→ **GOAL OF THE EXERCISE**: Print all of the lines exactly. Any picture among them stays out.

→ **MATERIAL PROVIDED**:

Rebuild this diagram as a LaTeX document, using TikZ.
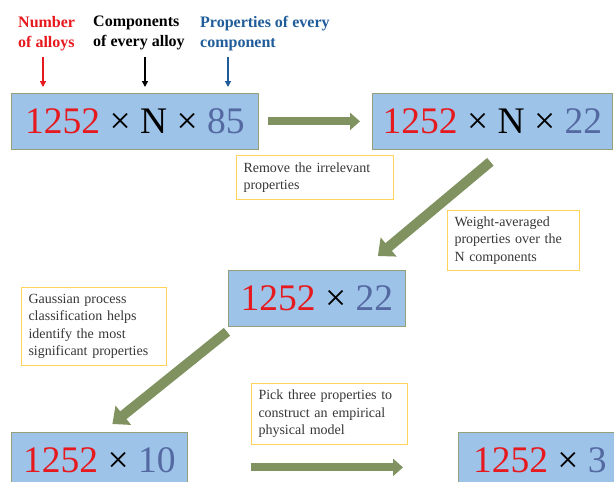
\documentclass[tikz,border=0pt]{standalone}
\usepackage{fontspec}
\setmainfont{Liberation Serif}
\usetikzlibrary{arrows.meta}
\definecolor{numred}{RGB}{230,25,30}
\definecolor{numblue}{RGB}{84,104,162}
\definecolor{labblue}{RGB}{31,92,153}
\definecolor{boxfill}{RGB}{157,196,232}
\definecolor{boxline}{RGB}{150,160,120}
\definecolor{arrgreen}{RGB}{127,146,95}
\definecolor{noteline}{RGB}{255,210,90}
\definecolor{notetext}{RGB}{55,55,55}
\newcommand{\tms}{\,×\,}
\tikzset{
  bigbox/.style={draw=boxline, line width=0.8pt, fill=boxfill, minimum height=56pt, inner sep=0pt, anchor=north west, font=\fontsize{37.5}{44}\selectfont},
  note/.style={draw=noteline, line width=1pt, fill=white, anchor=north west, align=left, inner xsep=7pt, inner ysep=0pt, text=notetext, font=\fontsize{14}{17.5}\selectfont},
  toplab/.style={anchor=north west, align=left, inner sep=0pt, font=\bfseries\fontsize{16}{20}\selectfont},
  blockarrow/.style={draw=arrgreen, line width=8pt, -{Triangle[length=10pt,width=17pt]}},
  diagarrow/.style={draw=arrgreen, line width=10pt, -{Triangle[length=14pt,width=24pt]}},
  labarrow/.style={line width=1.2pt, -{Triangle[length=6pt,width=6pt]}}
}
\begin{document}
\begin{tikzpicture}[x=1pt,y=-1pt]
\useasboundingbox (0,0) rectangle (614,482);
% top labels
\node[toplab, text=numred] (lab1) at (18,16) {Number\\of alloys};
\node[toplab, text=black] (lab2) at (93,16) {Components\\of every alloy};
\node[toplab, text=labblue] (lab3) at (200,16) {Properties of every\\component};
% boxes
\node[bigbox, minimum width=247pt] (box1) at (11,93) {\textcolor{numred}{1252} × N × \textcolor{numblue}{85}};
\node[bigbox, minimum width=240pt] (box2) at (372,93) {\textcolor{numred}{1252} × N × \textcolor{numblue}{22}};
\node[bigbox, minimum width=177pt] (box3) at (228,270) {\textcolor{numred}{1252} × \textcolor{numblue}{22}};
\node[bigbox, minimum width=176pt] (box4) at (11,432) {\textcolor{numred}{1252} × \textcolor{numblue}{10}};
\node[bigbox, minimum width=163pt] (box5) at (458,432) {\textcolor{numred}{1252} × \textcolor{numblue}{3}};
% label arrows
\draw[labarrow, draw=numred, fill=numred] (43,57) coordinate (r0) -- (r0 |- 0,87);
\draw[labarrow, draw=black, fill=black] (145,57) coordinate (k0) -- (k0 |- 0,87);
\draw[labarrow, draw=labblue, fill=labblue] (228,57) coordinate (b0) -- (b0 |- 0,87);
% notes
\node[note, text width=143pt, minimum height=44pt] (n1) at (236,155) {Remove the irrelevant\\properties};
\node[note, text width=118pt, minimum height=60pt] (n2) at (447,210) {Weight-averaged\\properties over the\\N components};
\node[note, text width=131pt, minimum height=78pt] (n3) at (21,287) {Gaussian process\\classification helps\\identify the most\\significant properties};
\node[note, text width=142pt, minimum height=61pt] (n4) at (251,383) {Pick three properties to\\construct an empirical\\physical model};
% green arrows
\draw[blockarrow] ([xshift=9pt]box1.east) -- ([xshift=-12pt]box2.west);
\draw[diagarrow] ([xshift=-2pt,yshift=-12pt]box2.south) -- ([xshift=61pt,yshift=14pt]box3.north);
\draw[diagarrow] ([xshift=-1pt,yshift=-5pt]box3.south west) -- ([xshift=13pt,yshift=8pt]box4.north);
\draw[blockarrow] ([xshift=63pt,yshift=-7pt]box4.east) -- ([xshift=-55pt,yshift=-7pt]box5.west);
\end{tikzpicture}
\end{document}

→ **CORRECT RESPONSE**:
Rebuild this diagram as a LaTeX document, using TikZ.
\documentclass[tikz,border=0pt]{standalone}
\usepackage{fontspec}
\setmainfont{Liberation Serif}
\usetikzlibrary{arrows.meta}
\definecolor{numred}{RGB}{230,25,30}
\definecolor{numblue}{RGB}{84,104,162}
\definecolor{labblue}{RGB}{31,92,153}
\definecolor{boxfill}{RGB}{157,196,232}
\definecolor{boxline}{RGB}{150,160,120}
\definecolor{arrgreen}{RGB}{127,146,95}
\definecolor{noteline}{RGB}{255,210,90}
\definecolor{notetext}{RGB}{55,55,55}
\newcommand{\tms}{\,×\,}
\tikzset{
  bigbox/.style={draw=boxline, line width=0.8pt, fill=boxfill, minimum height=56pt, inner sep=0pt, anchor=north west, font=\fontsize{37.5}{44}\selectfont},
  note/.style={draw=noteline, line width=1pt, fill=white, anchor=north west, align=left, inner xsep=7pt, inner ysep=0pt, text=notetext, font=\fontsize{14}{17.5}\selectfont},
  toplab/.style={anchor=north west, align=left, inner sep=0pt, font=\bfseries\fontsize{16}{20}\selectfont},
  blockarrow/.style={draw=arrgreen, line width=8pt, -{Triangle[length=10pt,width=17pt]}},
  diagarrow/.style={draw=arrgreen, line width=10pt, -{Triangle[length=14pt,width=24pt]}},
  labarrow/.style={line width=1.2pt, -{Triangle[length=6pt,width=6pt]}}
}
\begin{document}
\begin{tikzpicture}[x=1pt,y=-1pt]
\useasboundingbox (0,0) rectangle (614,482);
% top labels
\node[toplab, text=numred] (lab1) at (18,16) {Number\\of alloys};
\node[toplab, text=black] (lab2) at (93,16) {Components\\of every alloy};
\node[toplab, text=labblue] (lab3) at (200,16) {Properties of every\\component};
% boxes
\node[bigbox, minimum width=247pt] (box1) at (11,93) {\textcolor{numred}{1252} × N × \textcolor{numblue}{85}};
\node[bigbox, minimum width=240pt] (box2) at (372,93) {\textcolor{numred}{1252} × N × \textcolor{numblue}{22}};
\node[bigbox, minimum width=177pt] (box3) at (228,270) {\textcolor{numred}{1252} × \textcolor{numblue}{22}};
\node[bigbox, minimum width=176pt] (box4) at (11,432) {\textcolor{numred}{1252} × \textcolor{numblue}{10}};
\node[bigbox, minimum width=163pt] (box5) at (458,432) {\textcolor{numred}{1252} × \textcolor{numblue}{3}};
% label arrows
\draw[labarrow, draw=numred, fill=numred] (43,57) coordinate (r0) -- (r0 |- 0,87);
\draw[labarrow, draw=black, fill=black] (145,57) coordinate (k0) -- (k0 |- 0,87);
\draw[labarrow, draw=labblue, fill=labblue] (228,57) coordinate (b0) -- (b0 |- 0,87);
% notes
\node[note, text width=143pt, minimum height=44pt] (n1) at (236,155) {Remove the irrelevant\\properties};
\node[note, text width=118pt, minimum height=60pt] (n2) at (447,210) {Weight-averaged\\properties over the\\N components};
\node[note, text width=131pt, minimum height=78pt] (n3) at (21,287) {Gaussian process\\classification helps\\identify the most\\significant properties};
\node[note, text width=142pt, minimum height=61pt] (n4) at (251,383) {Pick three properties to\\construct an empirical\\physical model};
% green arrows
\draw[blockarrow] ([xshift=9pt]box1.east) -- ([xshift=-12pt]box2.west);
\draw[diagarrow] ([xshift=-2pt,yshift=-12pt]box2.south) -- ([xshift=61pt,yshift=14pt]box3.north);
\draw[diagarrow] ([xshift=-1pt,yshift=-5pt]box3.south west) -- ([xshift=13pt,yshift=8pt]box4.north);
\draw[blockarrow] ([xshift=63pt,yshift=-7pt]box4.east) -- ([xshift=-55pt,yshift=-7pt]box5.west);
\end{tikzpicture}
\end{document}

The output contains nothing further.